Bush’s article got me thinking about the status of our current file structures and how we interface with computer files. The fundamental metaphor of the contemporary file system is a home office of sorts. We have the manila file folder, in which documents are stored. We have a desktop that holds these files and folders (in many ways analogous to the desktop upon which Bush’s Memex is interfaced). Discarded files, like discarded pieces of paper, are placed in a “trash can.”

Even as our posts here seem to criticize the simplicity of Bush’s Memex as naive and archaically analog, his desktop system forms the basis of the metaphor that allows us to interface with our hardware. The fundamental structuring of the internet reflects this problem of representation. The fact that websites would be referred to as pages points to an ensuing dichotomy. We view the internet through browsers, analogous to the way one would browse through material pages in a library or bookstore. And those webpages we look at are often created in programs called publishers (Dreamweaver, PageMill, etc).

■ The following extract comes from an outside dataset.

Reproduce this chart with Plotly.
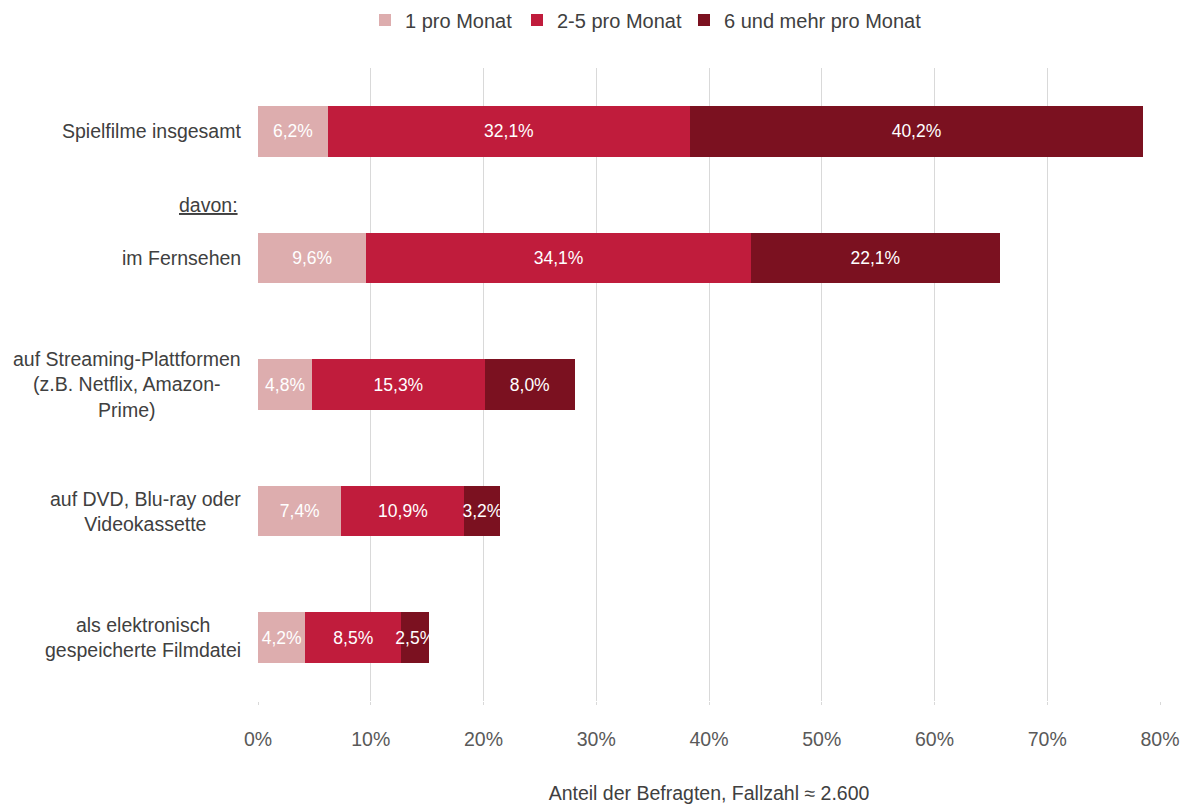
import plotly.graph_objects as go

categories = [
    "Spielfilme insgesamt",
    "im Fernsehen",
    "auf Streaming-Plattformen<br>(z.B. Netflix, Amazon-<br>Prime)",
    "auf DVD, Blu-ray oder<br>Videokassette",
    "als elektronisch<br>gespeicherte Filmdatei",
]
series_names = ["1 pro Monat", "2-5 pro Monat", "6 und mehr pro Monat"]
v1 = [6.2, 9.6, 4.8, 7.4, 4.2]
v2 = [32.1, 34.1, 15.3, 10.9, 8.5]
v3 = [40.2, 22.1, 8.0, 3.2, 2.5]
x_ticks = [0, 10, 20, 30, 40, 50, 60, 70, 80]
x_ticklabels = [f"{t}%" for t in x_ticks]
colors = ["#DDADAE", "#C01C3C", "#7B1120"]

FONT = "Liberation Sans, Arial, sans-serif"

def fmt(v):
    return f"{v:.1f}".replace(".", ",") + "%"

legend_ids = ["legend", "legend2", "legend3"]
legend_px = [365, 517, 684]  # left edge of each legend entry (page px)

fig = go.Figure()
for name, vals, col, lid in zip(series_names, [v1, v2, v3], colors, legend_ids):
    fig.add_trace(go.Bar(
        y=categories, x=vals, name=name, orientation="h",
        marker=dict(color=col, line=dict(width=0)),
        text=[fmt(v) for v in vals], textposition="inside",
        insidetextanchor="middle", textangle=0, constraintext="none",
        textfont=dict(color="white", size=17.5, family=FONT),
        width=0.4, legend=lid,
    ))

# category labels (centered multi-line)
for c in categories:
    fig.add_annotation(
        x=0, xref="paper", xanchor="right", xshift=-15,
        y=c, yref="y", yanchor="middle",
        text=c, showarrow=False, align="center",
        font=dict(size=19.5, color="#404040", family=FONT),
    )
fig.add_annotation(
    x=0, xref="paper", xanchor="right", xshift=-18,
    y=(693 - 197) / 633, yref="paper", yanchor="middle",
    text="<u>davon:</u>", showarrow=False, align="right",
    font=dict(size=19.5, color="#404040", family=FONT),
)

legend_common = dict(
    orientation="h", xanchor="left",
    y=1 + (60 - 12) / 633, yanchor="middle",
    font=dict(size=20, color="#404040", family=FONT),
    itemwidth=30,
)

fig.update_layout(
    width=1181, height=802,
    barmode="stack",
    plot_bgcolor="white", paper_bgcolor="white",
    margin=dict(l=250, r=29, t=60, b=109, autoexpand=False),
    font=dict(family=FONT, color="#404040", size=19.5),
    showlegend=True,
    xaxis=dict(
        range=[0, 80], tickvals=x_ticks, ticktext=x_ticklabels,
        showgrid=True, gridcolor="#D9D9D9", gridwidth=1,
        zeroline=False, showline=False,
        ticks="outside", ticklen=3, tickcolor="#D9D9D9",
        ticklabelstandoff=18,
        tickfont=dict(size=19.5, color="#595959", family=FONT),
        title=dict(text="Anteil der Befragten, Fallzahl ≈ 2.600",
                   standoff=36,
                   font=dict(size=19.5, color="#404040", family=FONT)),
    ),
    yaxis=dict(
        autorange="reversed", showticklabels=False, showgrid=False,
        zeroline=False, showline=False, ticks="",
    ),
)
for lid, px in zip(legend_ids, legend_px):
    fig.update_layout({lid: dict(x=(px - 258) / 902, **legend_common)})

fig.write_html("out.html")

In this way we can see how the digital becomes a constructed mirror and metaphor of the physical. Code is not inherently a heterotopia. Code works in ones and zeros and lines and processes and packets and sectors, not documents and pages and waste baskets. As Nelson emphasizes repeatedly, our digital file structures need not be restrained by being organized in a manner identical to the way we organize physical data. But in using those items that our familiar to us (home office, page, file) as the basis of representation we are essentially creating a mirrored but altered version of our own reality.